▶ [PROBLEM DESCRIPTION] Return the material below in full and exactly.

▶ [GIVEN INFORMATION]
● ● ● ●
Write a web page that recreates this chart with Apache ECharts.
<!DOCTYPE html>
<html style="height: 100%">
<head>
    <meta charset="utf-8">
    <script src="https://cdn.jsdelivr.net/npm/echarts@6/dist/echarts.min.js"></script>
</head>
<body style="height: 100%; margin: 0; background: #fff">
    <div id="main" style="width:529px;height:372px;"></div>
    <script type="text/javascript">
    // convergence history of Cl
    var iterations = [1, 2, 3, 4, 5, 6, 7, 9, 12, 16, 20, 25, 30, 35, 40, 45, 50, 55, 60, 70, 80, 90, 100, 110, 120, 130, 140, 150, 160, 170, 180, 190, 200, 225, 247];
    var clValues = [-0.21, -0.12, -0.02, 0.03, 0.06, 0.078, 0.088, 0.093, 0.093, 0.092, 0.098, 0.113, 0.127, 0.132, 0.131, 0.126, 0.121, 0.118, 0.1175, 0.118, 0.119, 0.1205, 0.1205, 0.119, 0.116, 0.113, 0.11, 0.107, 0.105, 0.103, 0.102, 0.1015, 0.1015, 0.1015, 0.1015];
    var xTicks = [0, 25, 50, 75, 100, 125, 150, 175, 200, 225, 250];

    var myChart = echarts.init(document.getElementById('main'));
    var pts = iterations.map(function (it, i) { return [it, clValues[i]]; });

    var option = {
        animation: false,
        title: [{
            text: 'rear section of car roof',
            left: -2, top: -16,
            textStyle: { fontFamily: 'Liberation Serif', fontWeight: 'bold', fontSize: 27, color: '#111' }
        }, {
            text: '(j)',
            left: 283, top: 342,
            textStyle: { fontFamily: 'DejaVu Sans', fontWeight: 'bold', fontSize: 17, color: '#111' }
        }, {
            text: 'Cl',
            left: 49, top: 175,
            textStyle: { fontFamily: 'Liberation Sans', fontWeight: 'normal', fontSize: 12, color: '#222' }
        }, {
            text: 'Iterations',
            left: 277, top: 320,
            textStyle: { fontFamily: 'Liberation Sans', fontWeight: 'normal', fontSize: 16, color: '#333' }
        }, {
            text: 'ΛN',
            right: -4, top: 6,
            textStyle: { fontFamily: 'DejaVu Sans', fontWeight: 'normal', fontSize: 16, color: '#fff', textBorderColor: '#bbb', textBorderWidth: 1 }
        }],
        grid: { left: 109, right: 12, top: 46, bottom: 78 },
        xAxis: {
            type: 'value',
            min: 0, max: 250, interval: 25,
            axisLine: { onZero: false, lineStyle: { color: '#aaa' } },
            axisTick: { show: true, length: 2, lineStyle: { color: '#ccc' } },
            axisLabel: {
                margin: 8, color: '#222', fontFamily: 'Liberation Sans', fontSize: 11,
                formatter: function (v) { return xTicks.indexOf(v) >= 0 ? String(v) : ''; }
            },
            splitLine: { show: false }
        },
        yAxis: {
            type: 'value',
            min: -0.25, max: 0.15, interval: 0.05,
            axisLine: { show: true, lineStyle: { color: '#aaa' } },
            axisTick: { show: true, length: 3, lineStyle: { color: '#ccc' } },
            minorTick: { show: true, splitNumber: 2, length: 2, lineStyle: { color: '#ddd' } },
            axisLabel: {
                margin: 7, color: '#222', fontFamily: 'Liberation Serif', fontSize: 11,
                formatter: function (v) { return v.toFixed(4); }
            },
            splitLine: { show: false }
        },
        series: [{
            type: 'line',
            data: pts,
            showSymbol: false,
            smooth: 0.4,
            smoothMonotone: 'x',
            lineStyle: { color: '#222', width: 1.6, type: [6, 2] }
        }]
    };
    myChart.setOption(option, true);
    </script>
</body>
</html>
● ● ● ●
▶ [FULL ANSWER]
Write a web page that recreates this chart with Apache ECharts.
<!DOCTYPE html>
<html style="height: 100%">
<head>
    <meta charset="utf-8">
    <script src="https://cdn.jsdelivr.net/npm/echarts@6/dist/echarts.min.js"></script>
</head>
<body style="height: 100%; margin: 0; background: #fff">
    <div id="main" style="width:529px;height:372px;"></div>
    <script type="text/javascript">
    // convergence history of Cl
    var iterations = [1, 2, 3, 4, 5, 6, 7, 9, 12, 16, 20, 25, 30, 35, 40, 45, 50, 55, 60, 70, 80, 90, 100, 110, 120, 130, 140, 150, 160, 170, 180, 190, 200, 225, 247];
    var clValues = [-0.21, -0.12, -0.02, 0.03, 0.06, 0.078, 0.088, 0.093, 0.093, 0.092, 0.098, 0.113, 0.127, 0.132, 0.131, 0.126, 0.121, 0.118, 0.1175, 0.118, 0.119, 0.1205, 0.1205, 0.119, 0.116, 0.113, 0.11, 0.107, 0.105, 0.103, 0.102, 0.1015, 0.1015, 0.1015, 0.1015];
    var xTicks = [0, 25, 50, 75, 100, 125, 150, 175, 200, 225, 250];

    var myChart = echarts.init(document.getElementById('main'));
    var pts = iterations.map(function (it, i) { return [it, clValues[i]]; });

    var option = {
        animation: false,
        title: [{
            text: 'rear section of car roof',
            left: -2, top: -16,
            textStyle: { fontFamily: 'Liberation Serif', fontWeight: 'bold', fontSize: 27, color: '#111' }
        }, {
            text: '(j)',
            left: 283, top: 342,
            textStyle: { fontFamily: 'DejaVu Sans', fontWeight: 'bold', fontSize: 17, color: '#111' }
        }, {
            text: 'Cl',
            left: 49, top: 175,
            textStyle: { fontFamily: 'Liberation Sans', fontWeight: 'normal', fontSize: 12, color: '#222' }
        }, {
            text: 'Iterations',
            left: 277, top: 320,
            textStyle: { fontFamily: 'Liberation Sans', fontWeight: 'normal', fontSize: 16, color: '#333' }
        }, {
            text: 'ΛN',
            right: -4, top: 6,
            textStyle: { fontFamily: 'DejaVu Sans', fontWeight: 'normal', fontSize: 16, color: '#fff', textBorderColor: '#bbb', textBorderWidth: 1 }
        }],
        grid: { left: 109, right: 12, top: 46, bottom: 78 },
        xAxis: {
            type: 'value',
            min: 0, max: 250, interval: 25,
            axisLine: { onZero: false, lineStyle: { color: '#aaa' } },
            axisTick: { show: true, length: 2, lineStyle: { color: '#ccc' } },
            axisLabel: {
                margin: 8, color: '#222', fontFamily: 'Liberation Sans', fontSize: 11,
                formatter: function (v) { return xTicks.indexOf(v) >= 0 ? String(v) : ''; }
            },
            splitLine: { show: false }
        },
        yAxis: {
            type: 'value',
            min: -0.25, max: 0.15, interval: 0.05,
            axisLine: { show: true, lineStyle: { color: '#aaa' } },
            axisTick: { show: true, length: 3, lineStyle: { color: '#ccc' } },
            minorTick: { show: true, splitNumber: 2, length: 2, lineStyle: { color: '#ddd' } },
            axisLabel: {
                margin: 7, color: '#222', fontFamily: 'Liberation Serif', fontSize: 11,
                formatter: function (v) { return v.toFixed(4); }
            },
            splitLine: { show: false }
        },
        series: [{
            type: 'line',
            data: pts,
            showSymbol: false,
            smooth: 0.4,
            smoothMonotone: 'x',
            lineStyle: { color: '#222', width: 1.6, type: [6, 2] }
        }]
    };
    myChart.setOption(option, true);
    </script>
</body>
</html>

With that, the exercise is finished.